The first line contains one integer $n$ (2 ≤ $n$ ≤ 200000) — the number of elements in the array.
The second line contains $n$ integers $a_1$, $a_2$, …, $a_n$ (1 ≤ $a_i$ ≤ 200000) — the elements of the array. Each integer from 1 to $n$ appears exactly once.
The third line contains a string of $n$ - 1characters, each character is either 0 or 1. If $i$-th character is 1, then you can swap $i$-th element with ($i$ + 1)-th any number of times, otherwise it is forbidden to swap $i$-th element with ($i$ + 1)-th.
If it is possible to sort the array in ascending order using any sequence of swaps you are allowed to make, print YES. Otherwise, print NO.
Input
6
1 2 5 3 4 6
01110
Output
YES
Input
6
1 2 5 3 4 6
01010
Output
NO
In the first example you may swap $a$3 and $a$4, and then swap $a$4 and $a$5.

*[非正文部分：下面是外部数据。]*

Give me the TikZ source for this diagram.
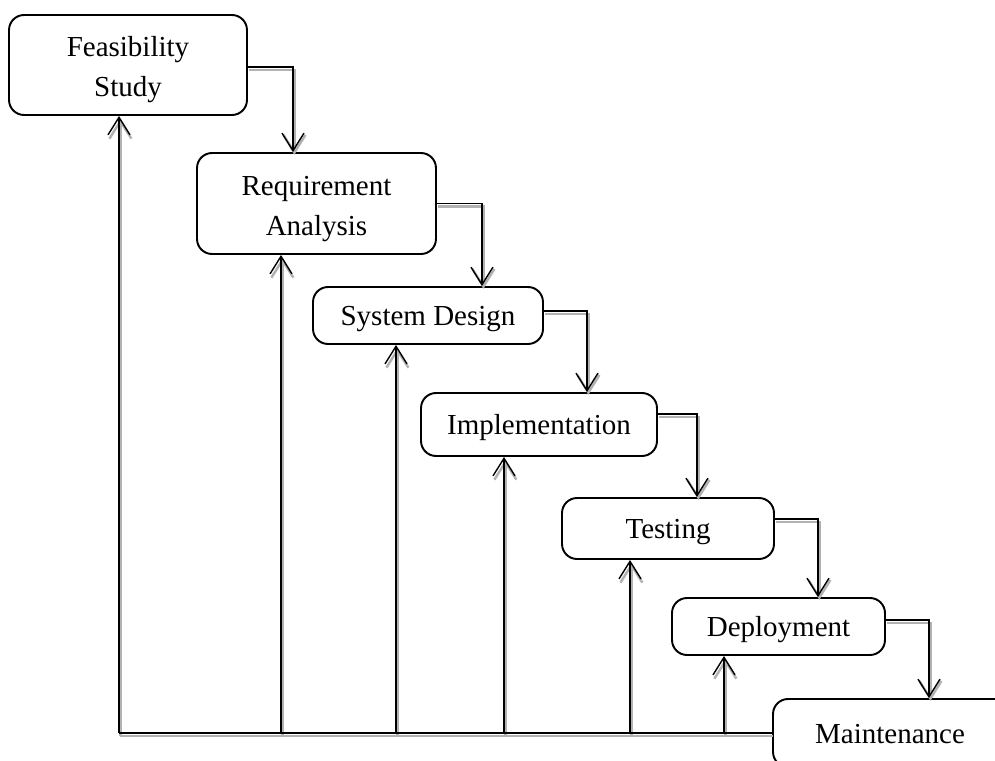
\documentclass[tikz,border=0pt]{standalone}
\usepackage{fontspec}
\setmainfont{Liberation Serif}
\usetikzlibrary{arrows.meta,calc}
\newcommand\topstrut{\rule{0pt}{17pt}}

\begin{document}
\begin{tikzpicture}[x=0.02cm,y=-0.02cm,
  phase/.style={draw,line width=1.1pt,rounded corners=0.3cm,align=center,
    inner sep=0pt,font=\fontsize{16.5}{22.7}\selectfont},
  one line/.style={text height=15pt,text depth=3.6pt},
  flow/.style={line width=0.8pt,-{Straight Barb[length=10pt,width=12.5pt]},
    preaction={draw=gray!60,line width=1.4pt,transform canvas={shift={(0.8pt,-1.6pt)}}}},
  base/.style={line width=0.8pt,
    preaction={draw=gray!60,line width=1.4pt,transform canvas={shift={(0.8pt,-1.6pt)}}}}]
\useasboundingbox (0,0) rectangle (995,761);
\clip (0,0) rectangle (995,761);
\node[phase,minimum width=4.76cm,minimum height=2cm] (feas) at (128,65) {\topstrut Feasibility\\Study};
\node[phase,minimum width=4.78cm,minimum height=2.02cm] (req) at (316.5,203.5) {\topstrut Requirement\\Analysis};
\node[phase,one line,minimum width=4.6cm,minimum height=1.14cm] (sysd) at (428,315.5) {System Design};
\node[phase,one line,minimum width=4.72cm,minimum height=1.26cm] (impl) at (539,424.5) {Implementation};
\node[phase,one line,minimum width=4.24cm,minimum height=1.22cm] (test) at (668,528.5) {Testing};
\node[phase,one line,minimum width=4.26cm,minimum height=1.14cm] (depl) at (778.5,626.5) {Deployment};
\node[phase,one line,minimum width=5.4cm,minimum height=1.36cm] (maint) at (908,733) {\hspace*{-0.72cm}Maintenance};
\draw[flow] ($(feas.east)+(0,2)$) -| ($(req.north)+(-23.5,0)$);
\draw[flow] (req.east) -| ($(sysd.north)+(54,0)$);
\draw[flow] ($(sysd.east)+(0,-4.5)$) -| ($(impl.north)+(48,0)$);
\draw[flow] ($(impl.east)+(0,-10.5)$) -| ($(test.north)+(29,0)$);
\draw[flow] ($(test.east)+(0,-9.5)$) -| ($(depl.north)+(39.5,0)$);
\draw[flow] ($(depl.east)+(0,-6.5)$) -| ($(maint.north)+(21,0)$);
\foreach \x/\n in {119/feas,281/req,396/sysd,504/impl,630/test,724/depl}
{
  \coordinate (back-\n) at (\x,733);
  \draw[flow] (back-\n) -- (back-\n |- \n.south);
}
\draw[base] (back-feas) -- (maint.west);
\end{tikzpicture}
\end{document}
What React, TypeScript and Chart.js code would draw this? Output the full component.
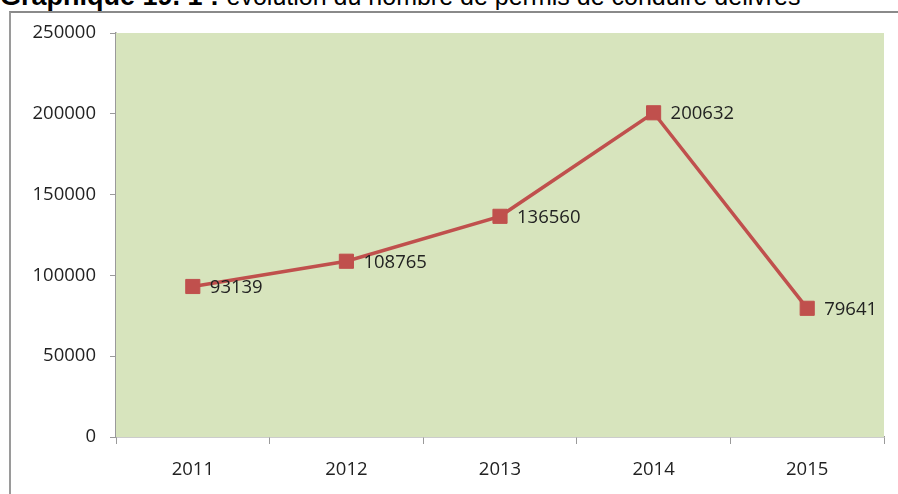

水题,找出不在自己位置的点,判断其到自己正确位置的路径上是否全部可以交换即可
这里统计路径上1的个数作为判断标准
//Time: 311ms Memory: 2068kB
#include <bits/stdc++.h>
using namespace std;
typedef long long ll;
typedef unsigned long long ull;
const int N = 2e5 + 5;
int a[N], sum[N];
int main()
{
int n; string str;
cin >> n;
a[0] = 0;
for(int i = 1; i <= n; ++i) cin >> a[i];
cin >> str;
sum[0] = str[0];
for(int i = 1; i <= n; ++i) sum[i] = str[i - 1] - '0' + sum[i - 1];
for(int i = 1; i <= n; ++i)
{
if(a[i] == i) continue;
if(a[i] < i)
{
if(sum[i - 1] - sum[a[i] - 1] != i - a[i])
{
cout << "NO" << endl;
return 0;
}
}
else
{
if(sum[a[i] - 1] - sum[i - 1] != a[i] - i)
{
cout << "NO" << endl;
return 0;
}
}
}
cout << "YES" << endl;
}